The dynamic of reality TV also tends to blur the lines between public and private thoughts on matters of gender and race. The arguments that take place on many reality shows – often the core of the drama – tend to include attention-seeking insults about these matters. The casual everyday racism which usually stays private, or inside a closed group, gets articulated loudly and is thus normalized.

The other day, speaking during the McCain funeral, former president Barack Obama said this: “So much of our politics, our public life, our public discourse can seem small and mean and petty, trafficking in bombast and insult and phony controversies and manufactured outrage.” That statement accurately summarizes what unfolds hour after hour in that category of reality TV that includes Big Brother, Survivor, Real Housewives and others.
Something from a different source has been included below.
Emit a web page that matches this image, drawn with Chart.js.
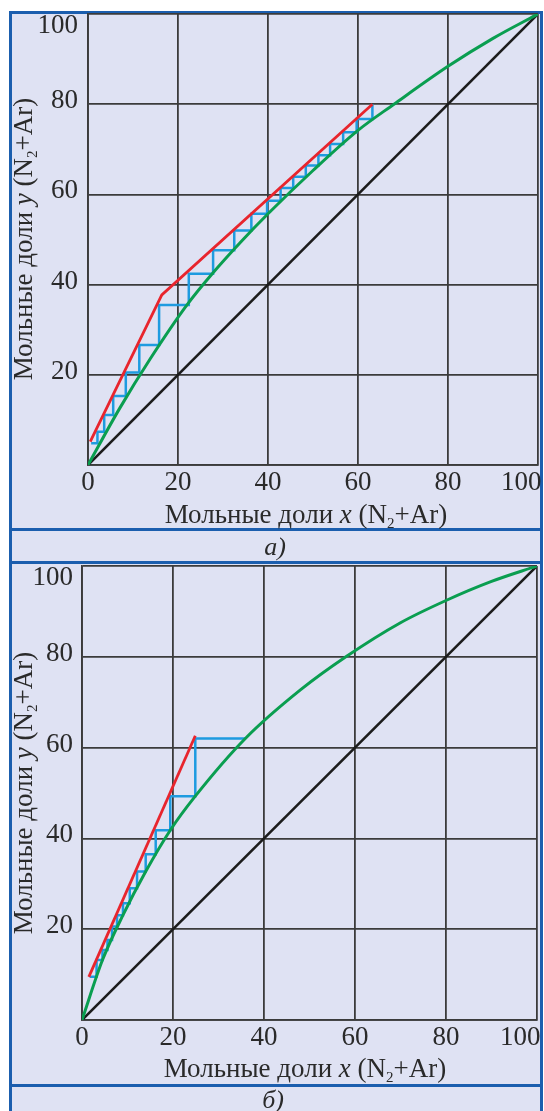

And those are hit shows.

What happened when McCain chose Palin was the ascension of reality-TV culture in the United States into the political culture. Eventually, and inevitably, came the ultimate expression of that shift and the ascension of an actual reality-TV star in Donald Trump. From The Apprentice, he had learned or intuited that reality TV is, really, reality blurred. And that is what a portion of the public audience likes. He learned what works – a ceaseless accumulation of small dramas and countless distractions, a continuing series of theatrical moments meant to reflect reality but not actually real in any traditional sense; the use of personal gibes and vaguely racist insults that could be categorized as reality-blurred, not real. And much more.

It’s not that television can be blamed for what is a coarsened political process. Reality TV simply taps into what intrigues, captivates and validates a vast public that is uneasy with traditional fiction and uncomfortable with a reality beyond their own immediate one that they manipulate to suit themselves. No matter where this cultural shift goes from here, it started when John McCain announced Sarah Palin as his running mate.